Na sequência do tópico anterior, poderíamos dizer que os algoritmos tanto podem ser uma guarda pretoriana de um candidato a ditador, como a guarda avançada de um capitalismo global e predador como, ainda, uma rede distribuída de proximidade ao serviço de uma sociedade mais igual e democrática. Ao ser tudo isto, o algoritmo revela aquilo que nós já sabíamos, isto é, a sua funcionalidade instrumental ao serviço de “homens sem rosto”, que, geralmente, desprezam os limites da política e as responsabilidades públicas que lhe são inerentes.

De facto, estão em marcha alterações culturais e civilizacionais de grande amplitude que apenas aguardam uma oportunidade para explodir à superfície. Eis algumas dessas questões finais que aqui deixo para reflexão:

  • O humanismo como singularidade desde o século XVI, logo, que humanismo vamos reabrir para lá dos algoritmos, do Big Data e do dataísmo, ou seja, há uma “nova espécie humana”, novas variedades em construção para lá do nosso algoritmo bioquímico?
  • O que fazer com a nossa minúscula ilha de consciência, ou seja, será o pós-humanismo uma transição para outros universos de sentido e de estados mentais?
  • Para lá dos modelos matemáticos da sociedade algorítmica, quem são os homens sem rosto que nos governam e qual é o grau de responsabilidade pública e democrática que eles nos devem?
  • E sobre a governança da sociedade algorítmica, como é que o pensamento e a ação política lidam com estas novas “corporações do algoritmo, do Big Data e do dataísmo”?
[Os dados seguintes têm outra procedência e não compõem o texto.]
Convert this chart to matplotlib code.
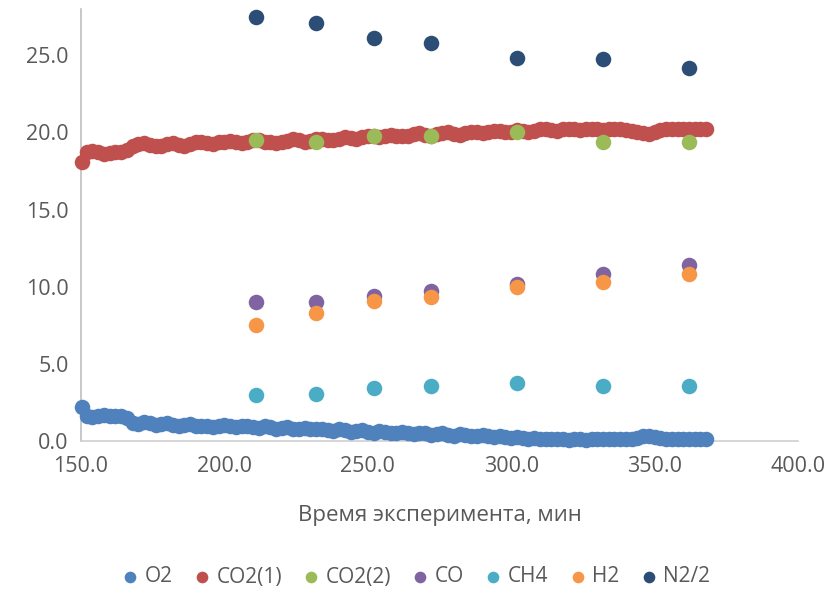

Em síntese final, depois de tanto acaso e necessidade, de tanto determinismo e aleatoriedade, de tanta arte, política e filosofia, estaremos nós reféns da governação algorítmica, seremos nós os novos crentes do dataísmo? E nesta encruzilhada do tempo, onde fica o nosso livre-arbítrio e a incerteza sobre o futuro, afinal, a nossa pequena margem de liberdade?